▶ What to do
In the entries below, identify every line with the string "this" and copy it.

▶ Data to use
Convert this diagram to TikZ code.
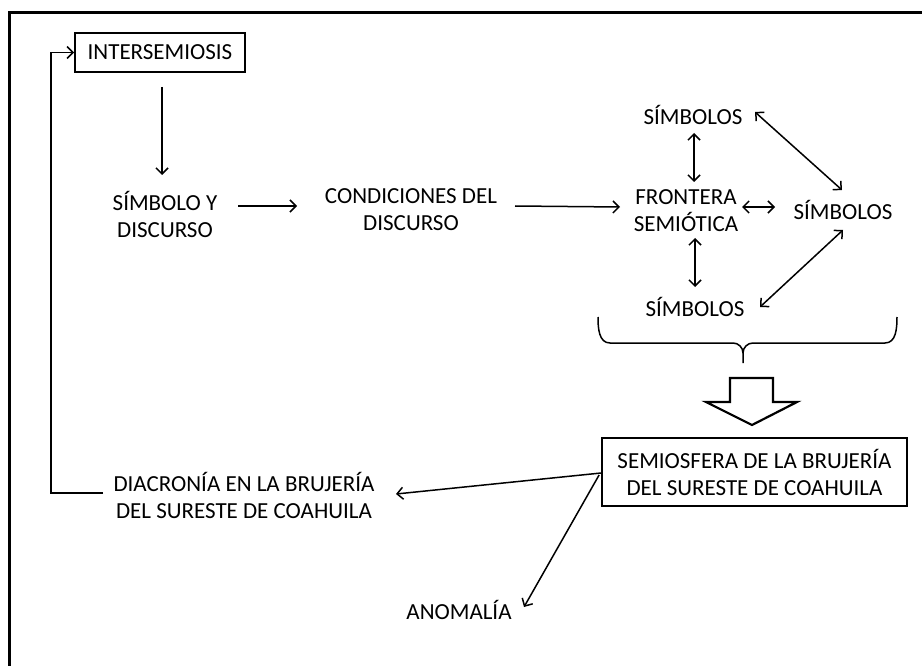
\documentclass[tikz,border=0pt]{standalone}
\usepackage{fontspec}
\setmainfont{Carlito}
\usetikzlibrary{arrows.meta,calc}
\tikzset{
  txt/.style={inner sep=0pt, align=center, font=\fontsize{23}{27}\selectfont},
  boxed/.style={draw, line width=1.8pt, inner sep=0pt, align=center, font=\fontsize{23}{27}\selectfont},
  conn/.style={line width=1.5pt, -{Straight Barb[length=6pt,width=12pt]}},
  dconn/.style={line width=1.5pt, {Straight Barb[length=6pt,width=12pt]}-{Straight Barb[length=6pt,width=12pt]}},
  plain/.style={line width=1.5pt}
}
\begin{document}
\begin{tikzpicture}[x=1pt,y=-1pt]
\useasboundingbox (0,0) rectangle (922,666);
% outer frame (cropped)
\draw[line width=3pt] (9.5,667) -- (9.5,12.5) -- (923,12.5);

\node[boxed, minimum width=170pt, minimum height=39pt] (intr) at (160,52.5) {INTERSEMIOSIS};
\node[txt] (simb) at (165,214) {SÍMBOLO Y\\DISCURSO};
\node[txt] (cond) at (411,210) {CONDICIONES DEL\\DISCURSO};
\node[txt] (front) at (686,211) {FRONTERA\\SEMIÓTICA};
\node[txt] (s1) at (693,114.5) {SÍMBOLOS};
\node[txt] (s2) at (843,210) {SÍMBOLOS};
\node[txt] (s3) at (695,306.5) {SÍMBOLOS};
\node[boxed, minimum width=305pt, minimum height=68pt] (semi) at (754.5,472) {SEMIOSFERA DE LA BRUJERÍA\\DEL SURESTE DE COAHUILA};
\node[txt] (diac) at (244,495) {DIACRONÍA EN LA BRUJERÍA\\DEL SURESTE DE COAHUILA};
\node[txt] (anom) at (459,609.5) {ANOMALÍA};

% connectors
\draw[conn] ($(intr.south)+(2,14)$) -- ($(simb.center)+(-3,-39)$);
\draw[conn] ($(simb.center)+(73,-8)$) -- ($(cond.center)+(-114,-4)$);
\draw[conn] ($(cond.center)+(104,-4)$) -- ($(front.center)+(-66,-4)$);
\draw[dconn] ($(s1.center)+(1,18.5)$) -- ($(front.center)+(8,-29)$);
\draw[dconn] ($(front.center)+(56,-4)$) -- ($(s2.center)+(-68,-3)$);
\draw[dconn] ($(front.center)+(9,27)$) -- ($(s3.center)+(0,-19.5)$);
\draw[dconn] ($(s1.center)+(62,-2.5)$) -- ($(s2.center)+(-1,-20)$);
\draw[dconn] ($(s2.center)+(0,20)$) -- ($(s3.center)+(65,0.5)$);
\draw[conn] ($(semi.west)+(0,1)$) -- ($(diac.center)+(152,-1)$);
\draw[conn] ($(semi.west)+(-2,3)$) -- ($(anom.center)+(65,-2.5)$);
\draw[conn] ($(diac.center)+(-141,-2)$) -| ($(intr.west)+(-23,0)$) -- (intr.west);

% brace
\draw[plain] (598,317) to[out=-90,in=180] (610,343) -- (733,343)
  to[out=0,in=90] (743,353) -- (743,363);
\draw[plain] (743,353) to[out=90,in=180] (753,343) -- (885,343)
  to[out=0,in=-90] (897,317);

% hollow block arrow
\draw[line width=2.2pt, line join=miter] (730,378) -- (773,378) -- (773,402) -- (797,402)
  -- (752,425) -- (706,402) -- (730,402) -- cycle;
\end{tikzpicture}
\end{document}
==
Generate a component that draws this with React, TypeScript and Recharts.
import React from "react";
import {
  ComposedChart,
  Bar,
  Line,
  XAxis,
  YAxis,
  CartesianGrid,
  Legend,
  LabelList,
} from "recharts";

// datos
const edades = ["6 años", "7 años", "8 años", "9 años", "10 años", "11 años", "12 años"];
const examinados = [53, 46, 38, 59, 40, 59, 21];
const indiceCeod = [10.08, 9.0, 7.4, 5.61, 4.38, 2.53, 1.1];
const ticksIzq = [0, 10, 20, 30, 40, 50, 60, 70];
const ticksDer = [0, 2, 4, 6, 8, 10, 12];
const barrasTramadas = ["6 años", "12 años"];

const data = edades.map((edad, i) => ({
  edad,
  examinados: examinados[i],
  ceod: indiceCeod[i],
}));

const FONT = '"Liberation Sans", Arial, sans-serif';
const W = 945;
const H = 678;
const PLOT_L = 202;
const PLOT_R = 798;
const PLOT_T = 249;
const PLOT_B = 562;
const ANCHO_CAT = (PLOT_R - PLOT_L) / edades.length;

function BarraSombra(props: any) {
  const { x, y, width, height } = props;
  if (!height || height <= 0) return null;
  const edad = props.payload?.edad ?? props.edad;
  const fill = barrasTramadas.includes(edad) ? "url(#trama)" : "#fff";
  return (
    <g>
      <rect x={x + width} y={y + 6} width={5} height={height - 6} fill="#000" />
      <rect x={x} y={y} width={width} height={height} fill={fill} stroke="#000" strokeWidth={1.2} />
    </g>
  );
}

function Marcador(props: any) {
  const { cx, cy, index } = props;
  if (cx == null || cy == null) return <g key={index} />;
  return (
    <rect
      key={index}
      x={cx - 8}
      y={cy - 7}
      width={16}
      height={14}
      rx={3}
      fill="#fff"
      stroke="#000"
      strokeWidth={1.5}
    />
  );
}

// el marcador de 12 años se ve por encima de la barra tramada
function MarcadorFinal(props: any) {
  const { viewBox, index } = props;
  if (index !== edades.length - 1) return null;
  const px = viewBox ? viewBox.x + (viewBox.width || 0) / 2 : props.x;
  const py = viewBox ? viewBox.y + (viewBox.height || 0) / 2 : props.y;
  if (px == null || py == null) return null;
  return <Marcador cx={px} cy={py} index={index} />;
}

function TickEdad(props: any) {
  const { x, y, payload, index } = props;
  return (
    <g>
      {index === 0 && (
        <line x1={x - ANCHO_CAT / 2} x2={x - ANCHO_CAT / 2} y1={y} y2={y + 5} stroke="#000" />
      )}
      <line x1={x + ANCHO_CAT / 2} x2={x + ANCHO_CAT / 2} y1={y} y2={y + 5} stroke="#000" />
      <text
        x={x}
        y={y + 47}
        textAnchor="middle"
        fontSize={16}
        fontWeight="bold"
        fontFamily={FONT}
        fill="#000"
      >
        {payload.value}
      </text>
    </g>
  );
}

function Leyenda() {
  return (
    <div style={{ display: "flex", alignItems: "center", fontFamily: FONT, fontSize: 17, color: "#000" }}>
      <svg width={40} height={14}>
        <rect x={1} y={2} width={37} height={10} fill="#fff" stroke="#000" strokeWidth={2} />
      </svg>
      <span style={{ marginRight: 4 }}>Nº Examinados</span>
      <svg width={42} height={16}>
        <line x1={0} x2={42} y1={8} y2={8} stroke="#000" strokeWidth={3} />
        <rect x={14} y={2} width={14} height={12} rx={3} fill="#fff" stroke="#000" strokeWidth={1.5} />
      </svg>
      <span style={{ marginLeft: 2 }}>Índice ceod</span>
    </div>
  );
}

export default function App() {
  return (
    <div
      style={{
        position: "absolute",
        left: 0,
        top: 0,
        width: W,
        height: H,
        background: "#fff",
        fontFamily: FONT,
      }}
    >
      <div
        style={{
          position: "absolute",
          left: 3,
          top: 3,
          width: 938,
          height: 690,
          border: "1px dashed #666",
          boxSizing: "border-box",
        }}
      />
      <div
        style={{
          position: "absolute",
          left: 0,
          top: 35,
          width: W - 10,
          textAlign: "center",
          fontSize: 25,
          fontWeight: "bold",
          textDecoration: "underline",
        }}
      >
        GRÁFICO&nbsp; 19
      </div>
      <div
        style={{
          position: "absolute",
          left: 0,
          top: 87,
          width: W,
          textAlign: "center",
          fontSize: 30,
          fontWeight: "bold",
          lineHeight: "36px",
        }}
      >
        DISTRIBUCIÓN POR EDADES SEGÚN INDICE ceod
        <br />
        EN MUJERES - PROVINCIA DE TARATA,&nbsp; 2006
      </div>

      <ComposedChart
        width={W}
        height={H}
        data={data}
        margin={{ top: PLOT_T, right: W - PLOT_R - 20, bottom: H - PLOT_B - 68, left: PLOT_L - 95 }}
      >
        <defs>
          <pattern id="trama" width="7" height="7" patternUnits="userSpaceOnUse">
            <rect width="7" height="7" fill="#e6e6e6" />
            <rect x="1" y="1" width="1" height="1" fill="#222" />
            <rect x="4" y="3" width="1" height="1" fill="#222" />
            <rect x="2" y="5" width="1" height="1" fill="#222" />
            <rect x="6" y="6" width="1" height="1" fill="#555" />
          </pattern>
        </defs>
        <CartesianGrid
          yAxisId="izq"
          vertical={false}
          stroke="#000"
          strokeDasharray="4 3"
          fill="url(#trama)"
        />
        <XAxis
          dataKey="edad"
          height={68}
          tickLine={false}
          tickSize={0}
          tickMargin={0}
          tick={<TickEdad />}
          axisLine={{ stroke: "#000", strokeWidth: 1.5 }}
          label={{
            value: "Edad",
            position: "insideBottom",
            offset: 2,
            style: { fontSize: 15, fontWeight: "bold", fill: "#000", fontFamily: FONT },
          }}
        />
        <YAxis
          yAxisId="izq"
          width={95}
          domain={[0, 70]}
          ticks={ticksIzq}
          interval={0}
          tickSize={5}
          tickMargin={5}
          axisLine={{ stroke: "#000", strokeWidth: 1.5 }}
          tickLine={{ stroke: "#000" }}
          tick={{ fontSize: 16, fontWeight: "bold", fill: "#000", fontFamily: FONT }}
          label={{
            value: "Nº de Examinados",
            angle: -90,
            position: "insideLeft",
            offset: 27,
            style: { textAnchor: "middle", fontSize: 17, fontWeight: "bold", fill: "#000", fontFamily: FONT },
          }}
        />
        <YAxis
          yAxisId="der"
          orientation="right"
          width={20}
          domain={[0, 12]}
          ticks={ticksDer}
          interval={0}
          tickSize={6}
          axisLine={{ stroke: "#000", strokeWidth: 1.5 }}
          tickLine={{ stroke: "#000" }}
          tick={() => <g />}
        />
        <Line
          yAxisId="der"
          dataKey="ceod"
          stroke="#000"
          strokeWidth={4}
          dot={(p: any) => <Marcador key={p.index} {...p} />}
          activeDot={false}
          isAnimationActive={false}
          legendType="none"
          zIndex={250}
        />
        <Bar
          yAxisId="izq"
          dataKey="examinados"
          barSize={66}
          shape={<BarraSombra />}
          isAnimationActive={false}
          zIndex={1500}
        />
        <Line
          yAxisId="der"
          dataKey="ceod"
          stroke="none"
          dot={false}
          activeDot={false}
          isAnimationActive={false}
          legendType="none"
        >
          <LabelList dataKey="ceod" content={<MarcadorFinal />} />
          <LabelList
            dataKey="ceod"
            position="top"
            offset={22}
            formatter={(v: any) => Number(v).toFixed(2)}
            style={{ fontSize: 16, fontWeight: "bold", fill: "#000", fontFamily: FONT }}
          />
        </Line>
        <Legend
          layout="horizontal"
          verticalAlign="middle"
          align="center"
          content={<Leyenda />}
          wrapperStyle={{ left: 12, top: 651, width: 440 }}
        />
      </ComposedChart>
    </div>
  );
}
==
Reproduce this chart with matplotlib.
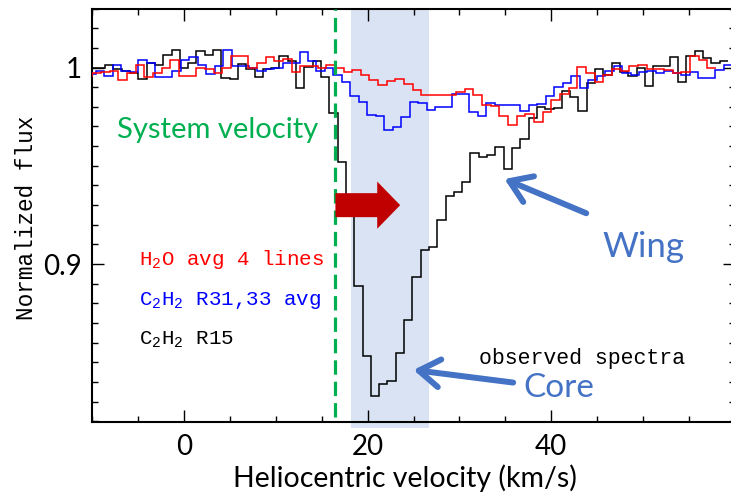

▶ Result
Convert this diagram to TikZ code.
Generate a component that draws this with React, TypeScript and Recharts.
Reproduce this chart with matplotlib.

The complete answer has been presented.